3. Make some of your money work for you.

If you have even a little extra money, it’s a no-brainer to try to find ways to make it grow. I mean, why not get paid to have your money sit somewhere? The good news is that there are lots of options out there, and they’re not too hard.

If you want to play it really safe, consider a savings account. Your local bank has one, of course, but the interest rates are probably really terrible. Instead, take a look at one of the many FDIC-insured online banks out there, which have interest rates that are probably higher than any savings, money market, or CD your bank offers.

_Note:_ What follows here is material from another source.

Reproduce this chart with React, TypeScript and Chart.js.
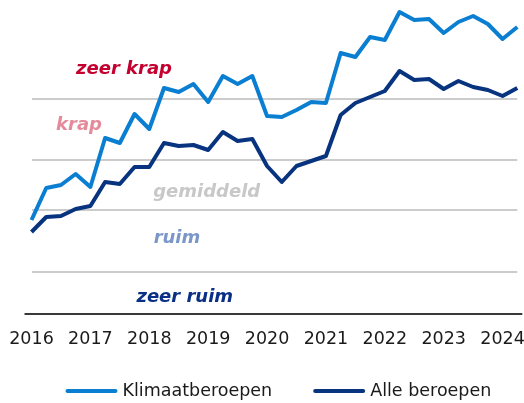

If you’re feeling more adventuresome, you can invest in the stock market or a mutual fund, although you have to be more careful here because your money is not guaranteed. Index funds, like ones that track the stock market, are interesting because they include a lot of different stocks and often have very low fees.

Also, if you use credit cards and you don’t keep a balance, having a quality rewards card is worth a look. Discover is a longtime champ in the cash-back category, but many other banks also offer cash-back cards or rewards cards. (Cards for non-cash rewards are cool, but in my experience straight-up cash-back cards usually give you more back overall.)

4. Eat in.

Eating out is a lot of fun, but it’s also expensive. What most people may not realize is that, in this day and age, you can make a lot of restaurant-quality food at home with just a little bit of time and the right equipment, and almost always for a fraction of the cost.

Want a good burger? A decent grill and some quality beef from the grocer can do that.

Want restaurant quality French fries? Get a deep fryer and you’ll have it.

Want top-shelf pasta? Everything you need is in a large-inventory grocery store.

“But I don’t have time,” you might say.

I get it. Sometimes we’re crazy busy. So if you eat out three times a week, try to reduce it to two. See if there are creative ways to avoid one of those times out. Trust me, your pocketbook will eventually thank you.

Bonus: buy your groceries at a wholesale club or at a low-inventory store, like Aldi, where you can get some awfully good food for awfully low prices.

5. Stretch out the life of what you’ve got.

Companies want us to buy new things because that’s how they make money. That’s why they flood us with commercials for new cars, new phones, and new everything else, luring us in with installment plans and add-ons to regular bills that try to hide how much we’re really paying.

Sometimes you really do need something new … but is today that day? Remember that each day you stretch out what you’ve got is money you’re not paying out. Plus, the longer you wait, the longer you can hold out for just the right deal. This is especially true of technology, which is constantly getting upgrades. If you wait long enough, you’ll probably be able to get better features for the same price as you might have gotten for something lesser early on.

6. Downsize.

Okay, this one isn’t necessarily small, which is why it’s best to save it for last. A lot of Americans have homes that are bigger than they’ll ever need, or they are renting storage for stuff they almost never use. It’s nice to have a lot of space, but ask yourself: do you really need all of it all the time? Many people only need a lot of space during special events. With all the money you would save on your mortgage or insurance or utility bills or storage costs, you could easily rent a nice venue (through a local place or even through Airbnb) for special events.


Any other tips for cutting the budget? What’s worked for you?